The culture is predominantly Catalán but French, Spanish and Portuguese are also spoken by many of the inhabitants. It is believed that Charlemagne granted the original territory of Andorra to its people after they fought with him against the invading Moors from the south. Today the economy’s main drivers are ski tourism and banking, although Andorra may be more familiar as a tiny tax haven for wealthy individuals the world over.
Wine in Andorra
Wine production is a fledgling industry here, and most of the vineyards are small with limited output. That said, Andorra does have several wineries that strive to craft beautiful wine in the challenging mountain conditions. Casa Beal produced the first wine in Andorra, called Cim de Cel, and Celler Mas Berenguer is growing Chardonnay, Pinot Noir and Sauvignon Blanc for use in its sparkling wines. Casa Auvinyà introduced the first Andorran red wine to the public in 2009: called Evolució, it is a blend of Pinot Noir and Syrah. They also make a white wine called, Imagine, which they affectionately dubbed their “snow wine.” An atypical blend to say the least, Imagine is an intriguing mix of Albariño, Viognier, and Pinot Gris. Here’s a quote from the winery, which expresses the optimism of the team, despite the extreme climate in which they are situated. It makes me want to pour a glass of Imagine right now, and pay tribute to their labor of love.

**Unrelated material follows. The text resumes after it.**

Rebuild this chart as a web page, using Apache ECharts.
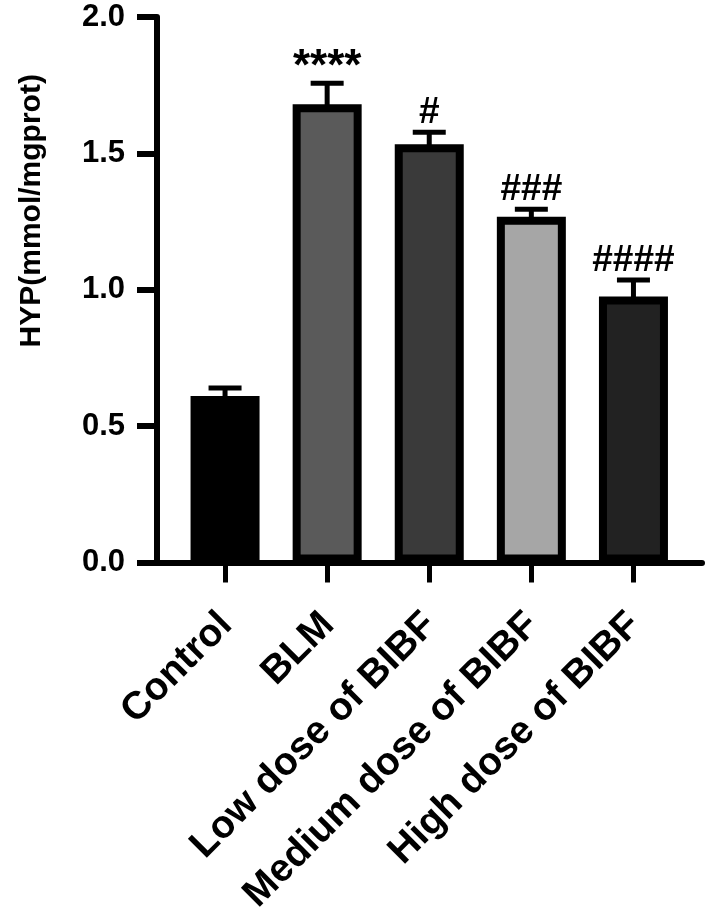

“At Casa Auvinyà we respect the caprices of nature and we take great care in preparing our snow wine. Every day we watch the mountains, the clouds and the sky with a single wish: to be able to harvest with the first snows and before the ice comes and stops our work. Thus our white wine was born, which we imagine born of snow, with the colours of sun and moon.”
Andorran cuisine reflects the aromas and flavors of the mountains. It is highly seasonal and based on products that can be sampled only at certain times of the year, such as wild mushrooms, winter vegetables, and charcuterie. Highlights of the Andorran table are listed below (thanks to www.visitandorra.com):
Escudella is a light pork stew with seasonal vegetables. A traditional dish typically served during winter and at popular events. At Christmas, you can try the dish with a traditional type of pasta, called sopa de galets or sopa grossa.
Trinxat de montanya is a typical Pyrenees dish made with winter cabbage, potatoes, garlic and tocino.
Andorran cannelloni are a variant of the Catalan recipe featuring a mix of minced lamb, pork and chicken inside pasta rolls and served with bechamel sauce.
Game dishes such as jugged hare or wild boar stewed in red wine are popular at the beginning of the hunting season and are typically served with vegetables and wild mushrooms. With the onset of the fishing season, you can sample pan-fried trout with almonds and cured ham known as Trucha a la Andorrana.
Cod used to be eaten as a main course like herring or eel, types of fish that reached mountain areas thanks to salting techniques. Nowadays you can try Andorra’s most traditional cod dish, cod au gratin with aioli (garlic and olive oil) sauce.
Wild mushrooms such as the boletus, the saffron milk cap, the grey knight, the common morel or the Scotch bonnet are the most common varieties. You will find them in creams, rice dishes, sauces and accompanying meat dishes of every kind.
Codony aioli is a quince, olive oil and garlic-based sauce that typically accompanies grilled meats and is highly regarded sauce in mountain cuisine.
Charcuterie is produced during the traditional pig slaughter at the beginning of January in the form of cured meats such as bringuera, donja, bisbe, longanizas and morcillas.
Common chicory or dandelion is picked wild on the mountainside and is an excellent variant for salads. It is typically seasoned with tocino and nuts, and is only served in spring.
Caracoles a la llauna, consists of snails that are usually grilled over charcoal and seasoned with a variety of spices. Typically accompanied with quince aioli, this delicacy will satisfy the most exigent palates.
Enjoy Stage Nine and the side-trip to Andorra. As Monday is a scheduled rest day for the Tour, I’ll be back Monday with wine ideas for Tuesday’s Stage Ten. Until then, Vive le Tour!